— START Stored data —

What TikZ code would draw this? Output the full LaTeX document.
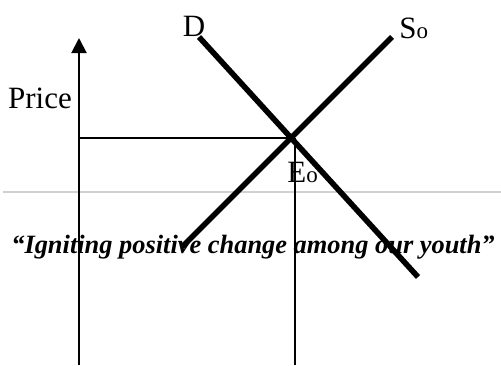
\documentclass[tikz,border=0pt]{standalone}
\usepackage{fontspec}
\setmainfont{Liberation Serif}
\usepackage{tikz}
\usetikzlibrary{arrows.meta,positioning,calc}

\begin{document}
\begin{tikzpicture}[
    x=0.5pt, y=-0.5pt,
    % --- STYLES ---
    curve/.style={line width=2.8pt, line cap=butt},
    guide/.style={line width=1pt},
    axis/.style={line width=1pt, -{Triangle[length=7.5pt,width=7.5pt]}},
    lbl/.style={font=\fontsize{15.5}{18}\selectfont, inner sep=0pt},
    quote/.style={font=\fontsize{13.2}{15}\selectfont\bfseries\itshape, inner sep=0pt},
    rule/.style={line width=1pt, draw=black!18}
]

% ===== 1. FRAME =====
\useasboundingbox (0,0) rectangle (501,365);

% ===== 2. COORDINATES =====
\coordinate (ybot) at (79,365);
\coordinate (ytop) at (79,38);
\coordinate (d1) at (199,37);
\coordinate (d2) at (418,277);
\coordinate (s1) at (182,247);
\coordinate (s2) at (392,37);
\coordinate (eq) at (intersection of d1--d2 and s1--s2);
\coordinate (pe) at (ytop |- eq);
\coordinate (qe) at ($(eq)+(4,0)$);
\coordinate (qbot) at (qe |- ybot);

% ===== 3. LABELS =====
\node[lbl, anchor=base] (price) at (40,108) {Price};
\node[lbl, anchor=base] (dlab) at (194,36) {D};
\node[lbl, anchor=base west] (slab) at (399,38) {S{\fontsize{11.5}{12}\selectfont o}};
\node[lbl, anchor=base west] (elab) at (287,182) {E{\fontsize{11.5}{12}\selectfont o}};

% gray rule behind the quote
\draw[rule] (3,192) coordinate (r1) -- (501,192) coordinate (r2);

% ===== 4. LINES =====
\draw[axis] (ybot) -- (ytop);
\draw[guide] (pe) -- (eq);
\draw[guide] (qe) -- (qbot);
\draw[curve] (d1) -- (d2);
\draw[curve] (s1) -- (s2);

% ===== 5. QUOTE =====
\node[quote, anchor=base] (motto) at (253,253) {“Igniting positive change among our youth”};

\end{tikzpicture}
\end{document}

— END Stored data —

What you should do:
Repeat the data exactly, excluding the pictures.

Correct output:
What TikZ code would draw this? Output the full LaTeX document.
\documentclass[tikz,border=0pt]{standalone}
\usepackage{fontspec}
\setmainfont{Liberation Serif}
\usepackage{tikz}
\usetikzlibrary{arrows.meta,positioning,calc}

\begin{document}
\begin{tikzpicture}[
    x=0.5pt, y=-0.5pt,
    % --- STYLES ---
    curve/.style={line width=2.8pt, line cap=butt},
    guide/.style={line width=1pt},
    axis/.style={line width=1pt, -{Triangle[length=7.5pt,width=7.5pt]}},
    lbl/.style={font=\fontsize{15.5}{18}\selectfont, inner sep=0pt},
    quote/.style={font=\fontsize{13.2}{15}\selectfont\bfseries\itshape, inner sep=0pt},
    rule/.style={line width=1pt, draw=black!18}
]

% ===== 1. FRAME =====
\useasboundingbox (0,0) rectangle (501,365);

% ===== 2. COORDINATES =====
\coordinate (ybot) at (79,365);
\coordinate (ytop) at (79,38);
\coordinate (d1) at (199,37);
\coordinate (d2) at (418,277);
\coordinate (s1) at (182,247);
\coordinate (s2) at (392,37);
\coordinate (eq) at (intersection of d1--d2 and s1--s2);
\coordinate (pe) at (ytop |- eq);
\coordinate (qe) at ($(eq)+(4,0)$);
\coordinate (qbot) at (qe |- ybot);

% ===== 3. LABELS =====
\node[lbl, anchor=base] (price) at (40,108) {Price};
\node[lbl, anchor=base] (dlab) at (194,36) {D};
\node[lbl, anchor=base west] (slab) at (399,38) {S{\fontsize{11.5}{12}\selectfont o}};
\node[lbl, anchor=base west] (elab) at (287,182) {E{\fontsize{11.5}{12}\selectfont o}};

% gray rule behind the quote
\draw[rule] (3,192) coordinate (r1) -- (501,192) coordinate (r2);

% ===== 4. LINES =====
\draw[axis] (ybot) -- (ytop);
\draw[guide] (pe) -- (eq);
\draw[guide] (qe) -- (qbot);
\draw[curve] (d1) -- (d2);
\draw[curve] (s1) -- (s2);

% ===== 5. QUOTE =====
\node[quote, anchor=base] (motto) at (253,253) {“Igniting positive change among our youth”};

\end{tikzpicture}
\end{document}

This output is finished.